The U.S. Copyright Office has concluded that the first sale doctrine does not apply to the unauthorized resale of copyrighted materials in digital form. In a report issued in 2001, it stated that transmitting a digital file from one user to another creates a new copy of the copyrighted work.

Several court decisions have adopted the Copyright Office’s conclusions. For example, in 2018, the Second Circuit Court of Appeals affirmed a New York federal court’s ruling against a company that allowed consumers to sell digital music files that they had purchased through the iTunes store.

Sale vs. Licensing of Work

For the first sale doctrine to apply, the person attempting to sell their copy of a copyrighted work must actually own that copy. A person who buys a book from a bookstore owns the paper on which the book is printed. They can sell that item to someone else. The same can be said for a CD purchased at a music store. That said, not all exchanges of money for copyrighted materials constitute a “sale.”

Many software companies include end-user license agreements (EULAs), stating that the consumer is only purchasing a license to use their software. If the EULA states that the license is not transferable, the consumer cannot legally sell or otherwise convey the software to anyone else.

Exclusion of Certain Types of Work

Section 109(b) specifically excludes certain activities from the first sale doctrine. The Record Rental Amendment of 1984 states that the owner of a phonorecord, meaning any physical copy of a copyrighted audio recording or musical performance, cannot rent it to the public. The Copyright Software Rental Amendments Act of 1990 prohibits the rental of computer software. Both prohibitions only apply to for-profit rentals. Libraries and schools can still loan audio recordings and software.

The First Sale Doctrine in Trademark Law

The first sale doctrine allows the resale of items bearing a trademark, such as a logo or brand name, after the trademark owner has sold those items, unless this is likely to confuse or deceive consumers. The U.S. Supreme Court applied the first sale doctrine to trademark law in Prestonettes, Inc. v. Coty, 264 U.S. 359 (1924).

The defendant in Prestonettes bought a product from the plaintiff, packaged it with other ingredients, and sold it to consumers. The packaging for the defendant’s product used the plaintiff’s trademarked name to indicate that the plaintiff’s product was included. The court held that this did not violate the plaintiff’s trademark rights.

Courts have identified certain limitations on the first sale doctrine for trademarks:

Materially Different Goods

The first sale doctrine might not apply if the unauthorized seller’s product is “materially different” from the trademark owner’s product.

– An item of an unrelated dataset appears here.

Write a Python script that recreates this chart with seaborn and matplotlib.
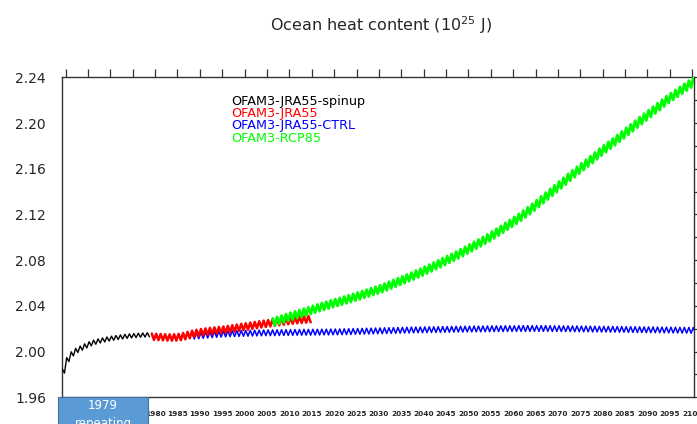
#!/usr/bin/env python3

import numpy as np
import pandas as pd
import matplotlib
matplotlib.use("Agg")
import matplotlib.pyplot as plt
import seaborn as sns
from matplotlib.patches import Rectangle
from matplotlib.ticker import MultipleLocator

# annual mean ocean heat content (1e25 J)
spinup_start = 1959
spinup_ohc = [1.983, 1.993, 1.998, 2.001, 2.003, 2.005, 2.0068, 2.0082, 2.0093, 2.0102,
              2.011, 2.0117, 2.0123, 2.0128, 2.0133, 2.0137, 2.014, 2.0143, 2.0145, 2.0147]

jra55_start = 1979
jra55_ohc = [2.0130, 2.0128, 2.0126, 2.0124, 2.0123, 2.0124, 2.0127, 2.0135, 2.0145, 2.0155,
             2.0163, 2.0170, 2.0175, 2.0180, 2.0184, 2.0188, 2.0192, 2.0197, 2.0203, 2.0209,
             2.0215, 2.0220, 2.0226, 2.0232, 2.0238, 2.0243, 2.0248, 2.0253, 2.0258, 2.0263,
             2.0267, 2.0271, 2.0275, 2.0278, 2.0281, 2.0284]

ctrl_start = 1988
ctrl_ohc = [2.0135, 2.0138, 2.0141, 2.0144, 2.0147, 2.015, 2.0152, 2.0154, 2.0156, 2.0157,
            2.0158, 2.0159,
            2.016, 2.0161, 2.0162, 2.0163, 2.0164, 2.0165, 2.0165, 2.0166, 2.0166, 2.0167,
            2.0167, 2.0168, 2.0168, 2.0169, 2.0169, 2.017, 2.017, 2.0171, 2.0171, 2.0172,
            2.0172, 2.0173, 2.0174, 2.0175, 2.0176, 2.0177, 2.0178, 2.0179, 2.018, 2.0181,
            2.0182, 2.0183, 2.0184, 2.0185, 2.0186, 2.0187, 2.0188, 2.0189, 2.019, 2.019,
            2.0191, 2.0192, 2.0192, 2.0193, 2.0194, 2.0194, 2.0195, 2.0196, 2.0196, 2.0197,
            2.0197, 2.0198, 2.0198, 2.0199, 2.0199, 2.02, 2.02, 2.02, 2.0201, 2.0201,
            2.0201, 2.0202, 2.0202, 2.0202, 2.0202, 2.0202, 2.0202, 2.0202, 2.0201, 2.0201,
            2.0201, 2.02, 2.02, 2.0199, 2.0199, 2.0198, 2.0198, 2.0197, 2.0197, 2.0196,
            2.0196, 2.0195, 2.0195, 2.0194, 2.0194, 2.0193, 2.0193, 2.0192, 2.0192, 2.0191,
            2.0191, 2.019, 2.019, 2.0189, 2.0189, 2.0188, 2.0188, 2.0187, 2.0187, 2.0186,
            2.0186]

rcp85_start = 2006
rcp85_ohc = [2.026, 2.0273, 2.0285, 2.0298,
             2.031, 2.0322, 2.0334, 2.0346, 2.0358, 2.037, 2.0383, 2.0395, 2.0406, 2.0418,
             2.0429, 2.044, 2.0452, 2.0463, 2.0475, 2.0487, 2.05, 2.0512, 2.0525, 2.0537,
             2.055, 2.0565, 2.0581, 2.0597, 2.0613, 2.0629, 2.0645, 2.0661, 2.0678, 2.0695,
             2.0713, 2.0731, 2.075, 2.0768, 2.0787, 2.0806, 2.0825, 2.0845, 2.0866, 2.0887,
             2.0908, 2.093, 2.0951, 2.0973, 2.0995, 2.102, 2.1045, 2.107, 2.1096, 2.1122,
             2.1148, 2.1175, 2.1204, 2.1233, 2.1263, 2.1295, 2.1328, 2.1361, 2.1393, 2.1425,
             2.1458, 2.1491, 2.1525, 2.1556, 2.1587, 2.1618, 2.1649, 2.168, 2.1712, 2.1745,
             2.1775, 2.1805, 2.1835, 2.1865, 2.1896, 2.1927, 2.1958, 2.199, 2.2021, 2.2052,
             2.2082, 2.2113, 2.2143, 2.2174, 2.2205, 2.2232, 2.2259, 2.2286, 2.2313, 2.234,
             2.2367]

# half of the seasonal peak-to-trough swing seen on each curve
seasonal_swing = {
    "OFAM3-JRA55-spinup": 0.0018,
    "OFAM3-JRA55": 0.0028,
    "OFAM3-JRA55-CTRL": 0.0025,
    "OFAM3-RCP85": 0.003,
}

ohc_ticks = [1.96, 2.00, 2.04, 2.08, 2.12, 2.16, 2.20, 2.24]
year_ticks = list(range(1960, 2101, 5))

runs = [
    ("OFAM3-JRA55-spinup", spinup_start, spinup_ohc),
    ("OFAM3-JRA55", jra55_start, jra55_ohc),
    ("OFAM3-JRA55-CTRL", ctrl_start, ctrl_ohc),
    ("OFAM3-RCP85", rcp85_start, rcp85_ohc),
]

# two points a year: seasonal peak then trough around the annual mean
rows = []
for name, start, vals in runs:
    sw = seasonal_swing[name]
    for i, v in enumerate(vals):
        rows.append((name, start + i + 0.25, v + sw))
        rows.append((name, start + i + 0.75, v - sw))
df = pd.DataFrame(rows, columns=["run", "year", "ohc"])

sns.set_style("white")
plt.rcParams["font.family"] = ["DejaVu Sans"]

fig = plt.figure(figsize=(6.97, 4.24), dpi=100)
ax = fig.add_axes([62 / 697, 26.7 / 424, 632 / 697, 320 / 424])

styles = {
    "OFAM3-JRA55-CTRL": ("#0000ff", 1.1, 2),
    "OFAM3-JRA55": ("#ff0000", 1.8, 3),
    "OFAM3-RCP85": ("#00ff00", 2.0, 4),
    "OFAM3-JRA55-spinup": ("black", 1.0, 5),
}
for name in ["OFAM3-JRA55-CTRL", "OFAM3-JRA55", "OFAM3-RCP85", "OFAM3-JRA55-spinup"]:
    c, lw, z = styles[name]
    sns.lineplot(data=df[df.run == name], x="year", y="ohc", color=c, linewidth=lw,
                 estimator=None, sort=False, ax=ax, zorder=z)

ax.set_xlim(1959.2, 2100.4)
ax.set_ylim(1.96, 2.24)
ax.set_xlabel("")
ax.set_ylabel("")
ax.set_xticks(year_ticks)
ax.set_xticklabels([str(y) if y >= 1980 else "" for y in year_ticks],
                   fontsize=5.3, fontweight="bold")
ax.set_yticks(ohc_ticks)
ax.set_yticklabels([f"{t:.2f}" for t in ohc_ticks], fontsize=10)
ax.yaxis.set_minor_locator(MultipleLocator(0.02))
ax.tick_params(axis="both", which="both", direction="out", top=True, right=True,
               length=5.5, width=0.9, color="#333333")
ax.tick_params(axis="x", pad=4.5)
ax.tick_params(axis="y", pad=6)
for s in ax.spines.values():
    s.set_color("#333333")
    s.set_linewidth(1.0)

fig.text(381 / 697, 1 - 25 / 424, "Ocean heat content (10$^{25}$ J)",
         ha="center", va="center", fontsize=11.5)

legend_y = [101, 113.3, 125.6, 138]
for (name, _, _), yy in zip(runs, legend_y):
    fig.text(231.5 / 697, 1 - yy / 424, name, color=styles[name][0],
             ha="left", va="center", fontsize=9.2)

# blue label box pasted under the spin-up years
fig.patches.append(Rectangle((58 / 697, -20 / 424), 89.5 / 697, 47 / 424,
                             transform=fig.transFigure, facecolor="#5b9bd5",
                             edgecolor="#41719c", linewidth=0.8, zorder=10))
fig.text(103 / 697, 1 - 405.5 / 424, "1979", color="white", ha="center",
         va="center", fontsize=8.5, zorder=11)
fig.text(103 / 697, 1 - 423 / 424, "repeating", color="white", ha="center",
         va="center", fontsize=8.5, zorder=11)

fig.savefig("out.png", dpi=100)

In a 2009 ruling, the Tenth Circuit described this as a product that “is not genuine and may generate consumer confusion about the source and the quality of the trademarked product.” That case involved the resale of products without the warranty protections offered by the trademark owner, which harmed its reputation among consumers.

Lack of Comparable Quality Controls

A trademark owner can overcome the first sale doctrine defense if it can show that the unauthorized reseller is using the trademark on goods that lack its quality control standards. Courts have identified a four-prong test that a trademark owner must satisfy:

  1. It maintains a substantial set of quality control standards and procedures for its products;
  2. It consistently applies these standards and procedures;
  3. The reseller is not abiding by these standards; and
  4. The sale of products that do not meet the trademark owner’s standards is likely to confuse consumers and harm the trademark’s value.